TASK MATERIAL.
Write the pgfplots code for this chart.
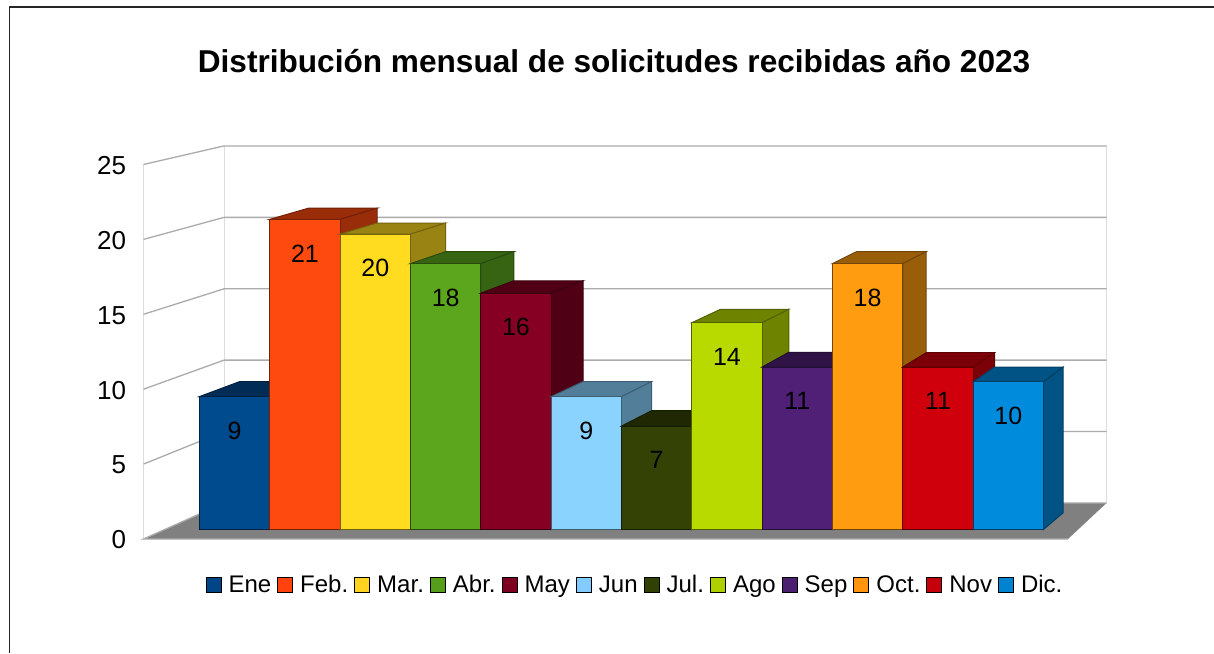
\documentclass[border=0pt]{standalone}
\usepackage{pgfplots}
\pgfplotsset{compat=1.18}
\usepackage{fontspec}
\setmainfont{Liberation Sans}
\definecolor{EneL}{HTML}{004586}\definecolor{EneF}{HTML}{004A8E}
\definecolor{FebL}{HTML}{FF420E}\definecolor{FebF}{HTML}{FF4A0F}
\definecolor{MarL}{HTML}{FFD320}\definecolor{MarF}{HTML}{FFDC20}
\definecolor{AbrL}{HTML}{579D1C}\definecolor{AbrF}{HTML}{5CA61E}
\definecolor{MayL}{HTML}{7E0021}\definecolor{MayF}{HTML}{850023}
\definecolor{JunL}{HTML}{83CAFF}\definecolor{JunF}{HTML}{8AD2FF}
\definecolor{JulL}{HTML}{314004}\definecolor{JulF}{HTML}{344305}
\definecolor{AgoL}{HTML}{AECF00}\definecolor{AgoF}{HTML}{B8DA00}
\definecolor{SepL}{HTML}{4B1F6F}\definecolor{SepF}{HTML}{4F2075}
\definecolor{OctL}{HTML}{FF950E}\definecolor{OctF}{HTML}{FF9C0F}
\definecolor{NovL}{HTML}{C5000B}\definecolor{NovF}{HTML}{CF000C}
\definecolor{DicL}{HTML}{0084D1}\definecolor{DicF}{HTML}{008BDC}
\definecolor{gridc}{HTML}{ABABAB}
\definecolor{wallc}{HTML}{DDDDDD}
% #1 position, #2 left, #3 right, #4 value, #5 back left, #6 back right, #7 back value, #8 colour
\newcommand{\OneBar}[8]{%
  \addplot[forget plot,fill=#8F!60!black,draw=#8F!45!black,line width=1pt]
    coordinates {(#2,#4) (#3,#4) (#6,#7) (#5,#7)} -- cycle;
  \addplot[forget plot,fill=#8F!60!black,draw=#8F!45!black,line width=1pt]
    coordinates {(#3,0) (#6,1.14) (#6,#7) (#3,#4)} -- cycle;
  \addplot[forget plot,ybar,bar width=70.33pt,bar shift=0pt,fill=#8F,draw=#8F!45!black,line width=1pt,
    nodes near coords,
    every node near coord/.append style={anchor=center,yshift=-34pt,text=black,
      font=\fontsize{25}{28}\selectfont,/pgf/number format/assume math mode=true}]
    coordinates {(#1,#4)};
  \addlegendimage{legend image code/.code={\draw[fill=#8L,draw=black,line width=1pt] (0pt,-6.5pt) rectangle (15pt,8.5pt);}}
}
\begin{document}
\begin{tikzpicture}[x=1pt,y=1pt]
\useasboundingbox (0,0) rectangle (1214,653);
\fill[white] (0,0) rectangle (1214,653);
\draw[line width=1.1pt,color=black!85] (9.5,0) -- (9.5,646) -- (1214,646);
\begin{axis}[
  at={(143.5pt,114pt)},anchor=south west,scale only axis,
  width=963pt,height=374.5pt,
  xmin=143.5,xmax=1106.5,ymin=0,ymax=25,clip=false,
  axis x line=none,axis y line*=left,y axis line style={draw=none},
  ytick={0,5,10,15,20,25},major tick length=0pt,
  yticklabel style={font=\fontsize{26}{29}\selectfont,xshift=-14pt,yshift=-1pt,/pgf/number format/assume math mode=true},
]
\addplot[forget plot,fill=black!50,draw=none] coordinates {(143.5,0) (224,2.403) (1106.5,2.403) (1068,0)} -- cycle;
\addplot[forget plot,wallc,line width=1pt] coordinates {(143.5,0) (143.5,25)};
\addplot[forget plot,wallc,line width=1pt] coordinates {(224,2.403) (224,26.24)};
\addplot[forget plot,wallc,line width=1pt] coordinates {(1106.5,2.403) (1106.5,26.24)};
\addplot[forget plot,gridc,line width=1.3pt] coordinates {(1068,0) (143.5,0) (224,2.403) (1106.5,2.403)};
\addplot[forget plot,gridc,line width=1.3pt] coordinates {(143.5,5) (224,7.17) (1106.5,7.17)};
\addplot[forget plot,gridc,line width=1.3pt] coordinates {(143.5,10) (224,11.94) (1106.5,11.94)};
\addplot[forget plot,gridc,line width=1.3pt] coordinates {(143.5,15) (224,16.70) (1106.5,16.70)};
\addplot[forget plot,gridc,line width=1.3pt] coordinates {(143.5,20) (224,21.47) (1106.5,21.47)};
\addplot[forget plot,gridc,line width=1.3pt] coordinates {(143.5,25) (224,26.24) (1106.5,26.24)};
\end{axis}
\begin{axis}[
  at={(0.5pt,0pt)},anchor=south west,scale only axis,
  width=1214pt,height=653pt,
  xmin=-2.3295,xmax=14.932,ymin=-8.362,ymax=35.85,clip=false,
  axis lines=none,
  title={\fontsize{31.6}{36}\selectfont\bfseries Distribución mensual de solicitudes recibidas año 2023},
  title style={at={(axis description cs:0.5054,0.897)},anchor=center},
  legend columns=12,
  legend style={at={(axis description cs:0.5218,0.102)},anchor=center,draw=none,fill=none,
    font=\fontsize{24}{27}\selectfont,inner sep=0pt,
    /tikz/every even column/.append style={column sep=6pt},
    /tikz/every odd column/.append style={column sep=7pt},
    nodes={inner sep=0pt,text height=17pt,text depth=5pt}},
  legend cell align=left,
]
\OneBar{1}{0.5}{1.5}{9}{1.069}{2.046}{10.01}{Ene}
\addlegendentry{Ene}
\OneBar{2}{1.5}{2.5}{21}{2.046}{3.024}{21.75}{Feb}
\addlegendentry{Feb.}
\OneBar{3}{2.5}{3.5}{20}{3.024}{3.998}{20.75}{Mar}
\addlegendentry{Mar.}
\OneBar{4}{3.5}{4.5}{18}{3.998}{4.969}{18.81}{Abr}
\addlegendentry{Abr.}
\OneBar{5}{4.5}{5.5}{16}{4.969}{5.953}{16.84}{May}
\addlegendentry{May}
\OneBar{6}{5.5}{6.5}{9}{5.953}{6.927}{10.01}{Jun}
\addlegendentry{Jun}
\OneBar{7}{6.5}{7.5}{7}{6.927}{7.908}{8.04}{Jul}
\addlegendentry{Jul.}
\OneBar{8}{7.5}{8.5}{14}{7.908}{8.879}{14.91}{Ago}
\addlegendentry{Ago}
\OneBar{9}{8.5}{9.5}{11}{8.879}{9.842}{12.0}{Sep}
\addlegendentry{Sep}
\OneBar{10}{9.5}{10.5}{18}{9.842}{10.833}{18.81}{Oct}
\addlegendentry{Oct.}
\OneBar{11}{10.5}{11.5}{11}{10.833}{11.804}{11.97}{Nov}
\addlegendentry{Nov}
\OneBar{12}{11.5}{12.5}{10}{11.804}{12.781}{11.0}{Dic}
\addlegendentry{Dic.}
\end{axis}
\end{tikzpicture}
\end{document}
...
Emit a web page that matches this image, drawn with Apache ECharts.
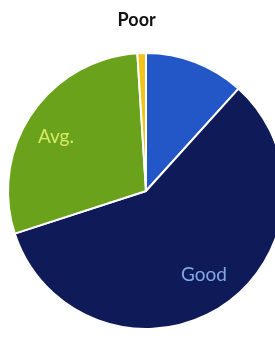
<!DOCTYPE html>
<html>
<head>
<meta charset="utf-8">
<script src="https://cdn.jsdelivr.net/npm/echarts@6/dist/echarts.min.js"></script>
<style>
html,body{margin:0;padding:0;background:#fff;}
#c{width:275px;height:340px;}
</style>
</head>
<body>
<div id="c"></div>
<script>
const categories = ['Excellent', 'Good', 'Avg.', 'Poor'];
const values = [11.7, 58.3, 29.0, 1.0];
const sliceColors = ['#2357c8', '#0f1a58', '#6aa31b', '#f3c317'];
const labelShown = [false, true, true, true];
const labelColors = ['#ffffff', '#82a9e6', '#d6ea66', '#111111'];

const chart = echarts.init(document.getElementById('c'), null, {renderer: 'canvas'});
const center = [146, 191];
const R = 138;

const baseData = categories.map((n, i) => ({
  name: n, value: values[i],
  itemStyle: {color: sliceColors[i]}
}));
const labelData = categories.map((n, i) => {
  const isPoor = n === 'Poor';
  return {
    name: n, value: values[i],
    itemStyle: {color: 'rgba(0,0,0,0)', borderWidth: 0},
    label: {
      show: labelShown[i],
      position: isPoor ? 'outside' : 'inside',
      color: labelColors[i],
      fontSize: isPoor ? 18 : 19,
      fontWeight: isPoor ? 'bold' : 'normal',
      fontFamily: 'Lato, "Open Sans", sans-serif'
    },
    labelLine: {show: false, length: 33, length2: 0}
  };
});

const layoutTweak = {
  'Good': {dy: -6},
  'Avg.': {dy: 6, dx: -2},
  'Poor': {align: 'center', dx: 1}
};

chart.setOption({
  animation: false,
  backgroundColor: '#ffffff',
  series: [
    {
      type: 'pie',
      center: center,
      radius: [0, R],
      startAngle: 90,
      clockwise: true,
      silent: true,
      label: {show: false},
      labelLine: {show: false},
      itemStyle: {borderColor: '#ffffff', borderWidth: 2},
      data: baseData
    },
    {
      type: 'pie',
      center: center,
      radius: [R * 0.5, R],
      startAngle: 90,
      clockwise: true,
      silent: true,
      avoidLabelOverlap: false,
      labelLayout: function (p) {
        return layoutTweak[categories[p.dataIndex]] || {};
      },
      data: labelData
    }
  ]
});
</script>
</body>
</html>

GIVEN INSTRUCTION.
Among the entries above, how many lines include the word "code"? Reply with the number only.

EXERCISE RESPONSE.
2